Allein die Möglichkeit bzw. Vortrag der Pflegeperson oder der Pflegebedürftigen, es wären mehr Minuten bei den einzelnen Verrichtungen der Grundpflege notwendig angefallen, reicht für einen Vollbeweis nicht aus. Verschlechterungen, welche im Jahr 2016 offensichtlich hinzugetreten sind, wurden vom MDK berücksichtigt und führten zu einem im November 2016 erhöhten Pflegebedarf von 96 min. Es ist hier zu berücksichtigen, dass die Beklagte sich durch die Beauftragung von vier Gutachten des MDK in besonderer Weise bemüht hat, den Sachverhalt aufzuklären und den Pflegebedarf der Klägerin richtig festzustellen.

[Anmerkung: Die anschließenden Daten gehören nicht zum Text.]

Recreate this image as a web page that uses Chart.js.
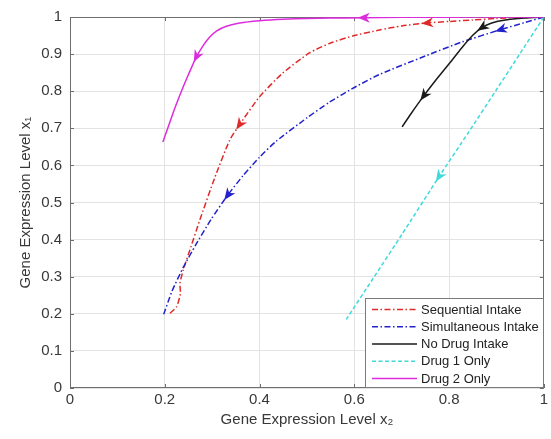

Das Gericht hat keinen Zweifel an den Feststellungen des MDK. Konkrete Einwendungen, denen das Gericht in einem Sachverständigengutachten im gerichtlichen Verfahren nachgehen hätte können, wurden nicht vorgetragen und sind auch nicht ersichtlich. Aus diesem Grund hat die Kammer hat sich auch nicht gedrängt gesehen, weitere medizinische Sachaufklärung im Rahmen der ihr nach §§ 103, 106 SGG obliegenden Pflicht zur Aufklärung des Sachverhalts zu betreiben.
Die Klage auf Feststellung der Voraussetzungen von Pflegestufe II und Überführung in Pflegegrad 3 war nach alledem abzuweisen.
6. Die Kostenfolge ergibt sich aus § 193 SGG.